Motorola isn't necessarily taking responsibility for all future Nexus hardware, Google has insisted, with the door left open for HTC, Samsung and other Android licensees to still grab the lead on hero devices. Speaking on the investor call for the Motorola acquisition, Google said that "there's no change in how we're running Android" and that part of that will be the Nexus project where companies can bid to work closely with Android engineers on a Google-branded product. Since Motorola will be operated as a separate company, "they will be part of that bidding process" but not necessarily a lock-in.

"We have this lead device strategy, that strategy has worked quite well to help focus the team. What we do is select, around Christmas time each year, a manufacturer that we work very closely with to release a device in that timeframe, and that includes also some essential companies and all the components that go into the device. And essentially all the teams huddle together in one building, they jointly work and these development efforts go on for 9-12 months, and ultimately at the holiday season or right before it the devices pop out that are based on this effort" Andy Rubin, Google

Google will have a difficult path to walk, in trying to use its acquisition to the fullest while also keep other licensees happy. HTC, LG and Sony Ericsson have all - publicly, at least - been positive about the Motorola deal, though focused predominantly on the value of the patent portfolio that will come with it. The prospect of facing a boosted Motorola with the inside track on Android development is something they're likely less enthused about.

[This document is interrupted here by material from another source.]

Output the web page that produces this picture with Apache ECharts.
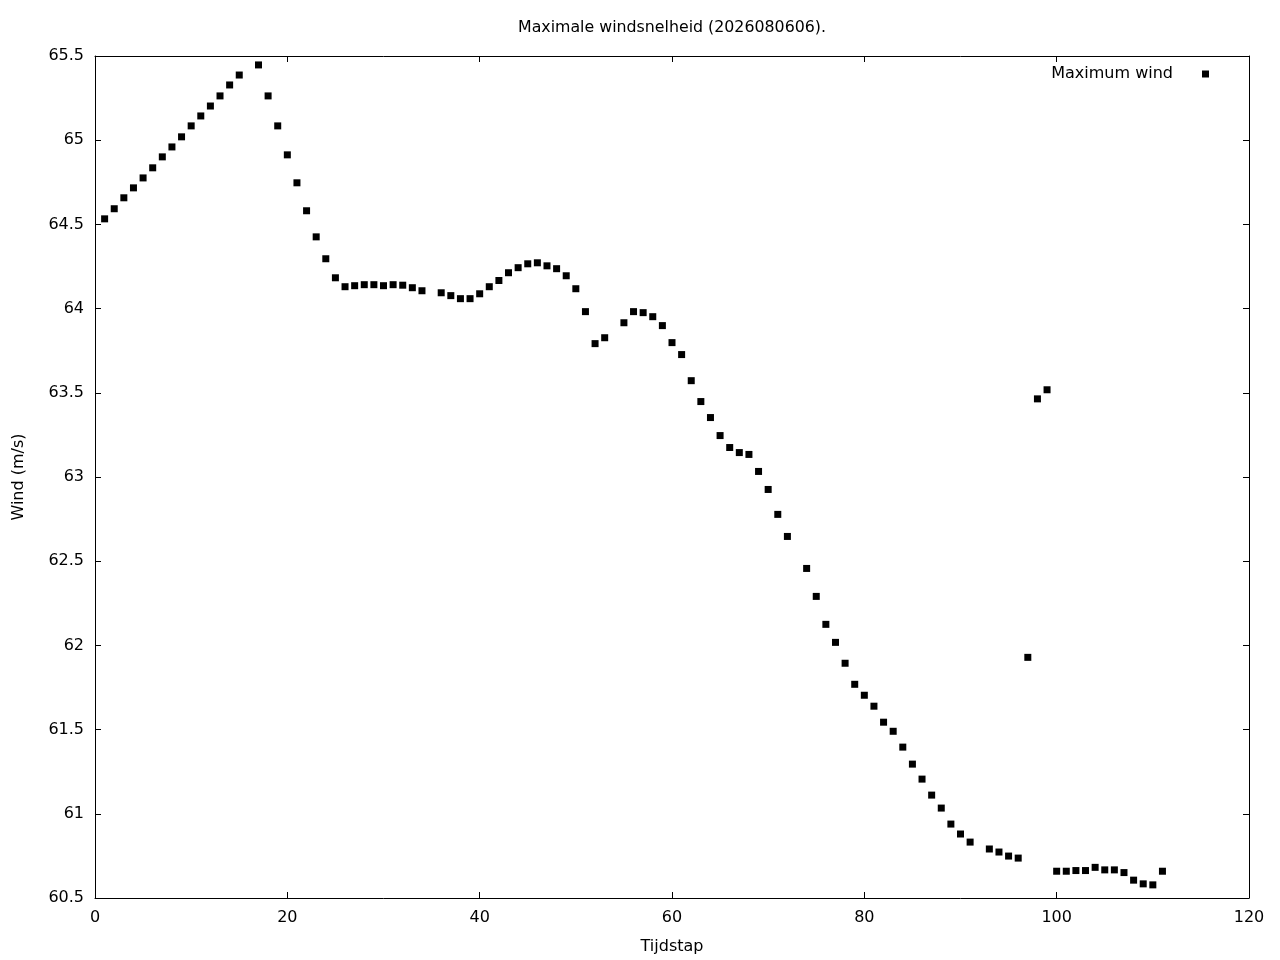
<!DOCTYPE html>
<html>
<head>
<meta charset="utf-8">
<script src="https://cdn.jsdelivr.net/npm/echarts@6/dist/echarts.min.js"></script>
<style>
  html, body { margin: 0; padding: 0; background: #fff; }
  #chart { width: 1280px; height: 960px; }
</style>
</head>
<body>
<div id="chart"></div>
<script>
// tijdstappen (16, 35, 54, 73 en 92 ontbreken in de data)
var tijdstap = [
    1, 2, 3, 4, 5, 6, 7, 8, 9, 10, 11, 12, 13, 14, 15, 17, 18, 19, 20,
    21, 22, 23, 24, 25, 26, 27, 28, 29, 30, 31, 32, 33, 34, 36, 37, 38, 39, 40,
    41, 42, 43, 44, 45, 46, 47, 48, 49, 50, 51, 52, 53, 55, 56, 57, 58, 59, 60,
    61, 62, 63, 64, 65, 66, 67, 68, 69, 70, 71, 72, 74, 75, 76, 77, 78, 79, 80,
    81, 82, 83, 84, 85, 86, 87, 88, 89, 90, 91, 93, 94, 95, 96, 97, 98, 99, 100,
    101, 102, 103, 104, 105, 106, 107, 108, 109, 110, 111
];
var wind = [
    64.533, 64.593, 64.658, 64.717, 64.776, 64.836, 64.901, 64.960, 65.020, 65.085,
    65.144, 65.203, 65.263, 65.328, 65.387, 65.447, 65.263, 65.085, 64.913,
    64.747, 64.581, 64.426, 64.296, 64.183, 64.130, 64.136, 64.142, 64.142, 64.136,
    64.142, 64.139, 64.124, 64.106, 64.094, 64.077, 64.059, 64.059, 64.088,
    64.130, 64.167, 64.213, 64.243, 64.266, 64.272, 64.254, 64.237, 64.195, 64.118,
    63.982, 63.792, 63.827, 63.916, 63.982, 63.976, 63.952, 63.899, 63.798,
    63.727, 63.572, 63.448, 63.353, 63.246, 63.175, 63.145, 63.134, 63.033, 62.926,
    62.778, 62.647, 62.457, 62.291, 62.125, 62.018, 61.894, 61.769, 61.704,
    61.639, 61.544, 61.490, 61.396, 61.295, 61.206, 61.111, 61.034, 60.939, 60.880,
    60.832, 60.791, 60.773, 60.749, 60.737, 61.929, 63.464, 63.518, 60.659,
    60.659, 60.663, 60.663, 60.682, 60.667, 60.667, 60.651, 60.606, 60.584, 60.578,
    60.659
];
var xTicks = {min: 0, max: 120, interval: 20};
var yTicks = {min: 60.5, max: 65.5, interval: 0.5};

var font = 'DejaVu Sans';
var fontSize = 16;

var points = [];
for (var i = 0; i < tijdstap.length; i++) {
    points.push([tijdstap[i], wind[i]]);
}

var myChart = echarts.init(document.getElementById('chart'));

function axisBase(extra) {
    var ax = {
        type: 'value',
        splitLine: {show: false},
        axisLine: {show: true, onZero: false, lineStyle: {color: '#000', width: 1}},
        axisTick: {show: true, inside: true, length: 6, lineStyle: {color: '#000', width: 1}},
        axisLabel: {show: true, color: '#000', fontFamily: font, fontSize: fontSize}
    };
    for (var k in extra) ax[k] = extra[k];
    return ax;
}

var option = {
    backgroundColor: '#fff',
    animation: false,
    title: {
        text: 'Maximale windsnelheid (2026080606).',
        left: 518,
        top: 20,
        padding: 0,
        textStyle: {color: '#000', fontFamily: font, fontSize: 15.8, fontWeight: 'normal'}
    },
    legend: {
        right: 66,
        top: 60,
        align: 'right',
        itemWidth: 7,
        itemHeight: 7,
        data: [{name: 'Maximum wind', icon: 'rect', itemStyle: {color: '#000', opacity: 1}}],
        textStyle: {color: '#000', fontFamily: font, fontSize: fontSize, lineHeight: 18, padding: [0, 24, 0, 0]}
    },
    grid: {left: 95, right: 31, top: 56, bottom: 61, containLabel: false},
    xAxis: [
        axisBase({
            min: xTicks.min, max: xTicks.max, interval: xTicks.interval,
            position: 'bottom',
            name: 'Tijdstap', nameLocation: 'middle', nameGap: 41,
            nameTextStyle: {color: '#000', fontFamily: font, fontSize: fontSize},
            axisLabel: {show: true, color: '#000', fontFamily: font, fontSize: fontSize, margin: 12}
        }),
        axisBase({
            min: xTicks.min, max: xTicks.max, interval: xTicks.interval,
            position: 'top',
            axisLabel: {show: false}
        })
    ],
    yAxis: [
        axisBase({
            min: yTicks.min, max: yTicks.max, interval: yTicks.interval,
            position: 'left',
            name: 'Wind (m/s)', nameLocation: 'middle', nameGap: 68, nameRotate: 90,
            nameTextStyle: {color: '#000', fontFamily: font, fontSize: fontSize},
            axisLabel: {show: true, color: '#000', fontFamily: font, fontSize: fontSize, margin: 11}
        }),
        axisBase({
            min: yTicks.min, max: yTicks.max, interval: yTicks.interval,
            position: 'right',
            axisLabel: {show: false}
        })
    ],
    series: [{
        name: 'Maximum wind',
        type: 'scatter',
        xAxisIndex: 0,
        yAxisIndex: 0,
        symbol: 'rect',
        symbolSize: 7,
        itemStyle: {color: '#000', opacity: 1},
        data: points
    }]
};
myChart.setOption(option);
</script>
</body>
</html>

Motorola had already been connected with the Nexus project, in rumors at least, as the potential partner for a Nexus tablet. The company was first to market with the XOOM, and with Honeycomb struggling to find its feet against the iPad, Google is believed to be looking at benchmark hardware to do for slates what the Nexus One and Nexus S did for Android phones. However, given the roughly 12 month timescale Rubin was talking about, the OEMs involved in whatever Nexus devices are next to market will have already been decided on, back in December 2010.